* **Data lines**:
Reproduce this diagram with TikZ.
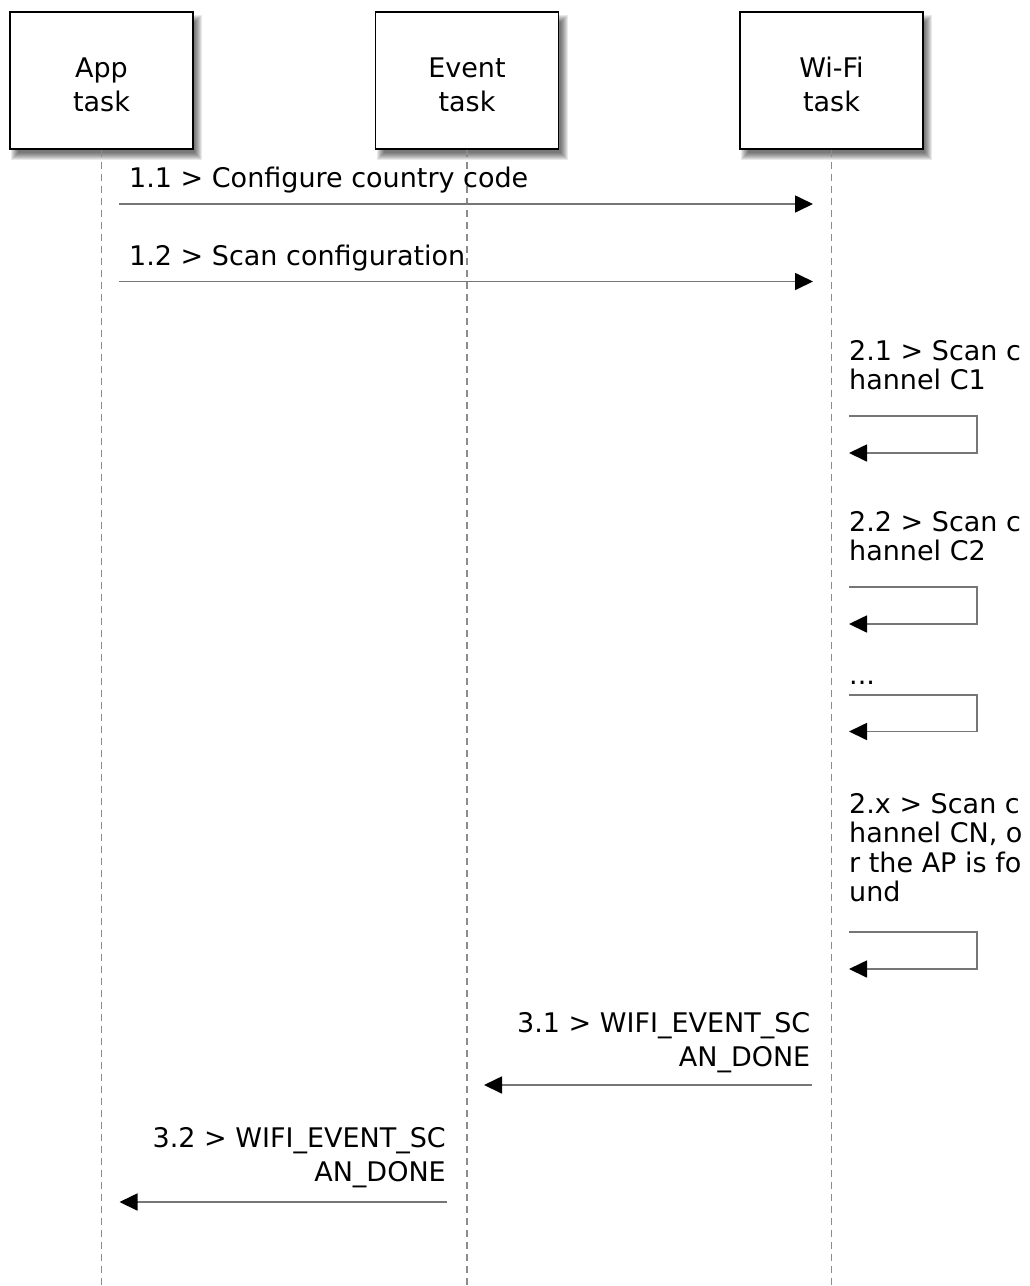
\documentclass[tikz,border=0pt]{standalone}
\usepackage{fontspec}
\setmainfont{DejaVu Sans}
\usetikzlibrary{arrows.meta}
\definecolor{lineg}{RGB}{118,118,118}
\definecolor{lifeg}{RGB}{140,140,140}
\begin{document}
\begin{tikzpicture}[x=1pt,y=-1pt,
  actor/.style={draw=black, line width=1.8pt, fill=white, minimum width=183pt, minimum height=137pt, inner sep=0pt, align=center, font=\fontsize{27}{34}\selectfont},
  lifeline/.style={draw=lifeg, line width=1.4pt, dash pattern=on 7pt off 5pt},
  msg/.style={draw=lineg, line width=1.7pt, -{Triangle[length=18pt,width=17pt,color=black]}},
  lbl/.style={inner sep=0pt, font=\fontsize{27}{29.5}\selectfont, text=black},
  lblb/.style={inner sep=0pt, font=\fontsize{27}{34.5}\selectfont, text=black},
]
\useasboundingbox (0,0) rectangle (1030,1286);
\fill[white] (0,0) rectangle (1030,1286);

% shadows (soft, layered)
\foreach \cx in {101.5,467,831.5}{
  \foreach \e in {4,3,2,1,0,-1,-2,-3}{
    \fill[black,opacity=0.085] (\cx-91.5+5-\e,12+7-\e) rectangle (\cx+91.5+5+\e,149+7+\e);
  }
}

% actors
\node[actor] (app) at (101.5,80.5) {App\rule{0pt}{28pt}\\task};
\node[actor] (evt) at (467,80.5) {Event\rule{0pt}{28pt}\\task};
\node[actor] (wifi) at (831.5,80.5) {Wi-Fi\rule{0pt}{28pt}\\task};

% lifelines
\coordinate (append) at (101.5,1286);
\coordinate (evtend) at (467,1286);
\coordinate (wifiend) at (831.5,1286);
\draw[lifeline] (app.south) -- (append);
\draw[lifeline] (evt.south) -- (evtend);
\draw[lifeline] (wifi.south) -- (wifiend);

% 1.1
\coordinate (m11s) at (119,204);
\coordinate (m11e) at (813,204);
\draw[msg] (m11s) -- (m11e);
\node[lbl, anchor=north west] (l11) at (129,167) {1.1 > Configure country code};

% 1.2
\coordinate (m12s) at (119,281.5);
\coordinate (m12e) at (813,281.5);
\draw[msg] (m12s) -- (m12e);
\node[lbl, anchor=north west] (l12) at (129,245) {1.2 > Scan configuration};

% 2.1
\node[lbl, anchor=north west, align=left] (l21) at (849,340) {2.1 > Scan c\\hannel C1};
\coordinate (s21a) at (849,416);
\coordinate (s21b) at (849,453);
\draw[msg] (s21a) -- ++(128,0) -- ++(0,37) -- (s21b);

% 2.2
\node[lbl, anchor=north west, align=left] (l22) at (849,511) {2.2 > Scan c\\hannel C2};
\coordinate (s22a) at (849,587);
\coordinate (s22b) at (849,624);
\draw[msg] (s22a) -- ++(128,0) -- ++(0,37) -- (s22b);

% ...
\node[lbl, anchor=base west] (ldots) at (849,684) {...};
\coordinate (s2da) at (849,695);
\coordinate (s2db) at (849,731.5);
\draw[msg] (s2da) -- ++(128,0) -- ++(0,36.5) -- (s2db);

% 2.x
\node[lbl, anchor=north west, align=left] (l2x) at (849,793) {2.x > Scan c\\hannel CN, o\\r the AP is fo\\und};
\coordinate (s2xa) at (849,932);
\coordinate (s2xb) at (849,969);
\draw[msg] (s2xa) -- ++(128,0) -- ++(0,37) -- (s2xb);

% 3.1
\node[lblb, anchor=north east, align=right] (l31) at (810.5,1012) {3.1 > WIFI\_EVENT\_SC\\AN\_DONE};
\coordinate (m31s) at (812,1085);
\coordinate (m31e) at (484,1085);
\draw[msg] (m31s) -- (m31e);

% 3.2
\node[lblb, anchor=north east, align=right] (l32) at (446,1127) {3.2 > WIFI\_EVENT\_SC\\AN\_DONE};
\coordinate (m32s) at (447,1202);
\coordinate (m32e) at (119.5,1202);
\draw[msg] (m32s) -- (m32e);
\end{tikzpicture}
\end{document}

* **Your goal**: Starting with the first line of the data above and ending with the line containing "anchor=north west] (l11)", please restate every line exactly, leaving images out.

* **Output of the exercise**:
Reproduce this diagram with TikZ.
\documentclass[tikz,border=0pt]{standalone}
\usepackage{fontspec}
\setmainfont{DejaVu Sans}
\usetikzlibrary{arrows.meta}
\definecolor{lineg}{RGB}{118,118,118}
\definecolor{lifeg}{RGB}{140,140,140}
\begin{document}
\begin{tikzpicture}[x=1pt,y=-1pt,
  actor/.style={draw=black, line width=1.8pt, fill=white, minimum width=183pt, minimum height=137pt, inner sep=0pt, align=center, font=\fontsize{27}{34}\selectfont},
  lifeline/.style={draw=lifeg, line width=1.4pt, dash pattern=on 7pt off 5pt},
  msg/.style={draw=lineg, line width=1.7pt, -{Triangle[length=18pt,width=17pt,color=black]}},
  lbl/.style={inner sep=0pt, font=\fontsize{27}{29.5}\selectfont, text=black},
  lblb/.style={inner sep=0pt, font=\fontsize{27}{34.5}\selectfont, text=black},
]
\useasboundingbox (0,0) rectangle (1030,1286);
\fill[white] (0,0) rectangle (1030,1286);

% shadows (soft, layered)
\foreach \cx in {101.5,467,831.5}{
  \foreach \e in {4,3,2,1,0,-1,-2,-3}{
    \fill[black,opacity=0.085] (\cx-91.5+5-\e,12+7-\e) rectangle (\cx+91.5+5+\e,149+7+\e);
  }
}

% actors
\node[actor] (app) at (101.5,80.5) {App\rule{0pt}{28pt}\\task};
\node[actor] (evt) at (467,80.5) {Event\rule{0pt}{28pt}\\task};
\node[actor] (wifi) at (831.5,80.5) {Wi-Fi\rule{0pt}{28pt}\\task};

% lifelines
\coordinate (append) at (101.5,1286);
\coordinate (evtend) at (467,1286);
\coordinate (wifiend) at (831.5,1286);
\draw[lifeline] (app.south) -- (append);
\draw[lifeline] (evt.south) -- (evtend);
\draw[lifeline] (wifi.south) -- (wifiend);

% 1.1
\coordinate (m11s) at (119,204);
\coordinate (m11e) at (813,204);
\draw[msg] (m11s) -- (m11e);
\node[lbl, anchor=north west] (l11) at (129,167) {1.1 > Configure country code};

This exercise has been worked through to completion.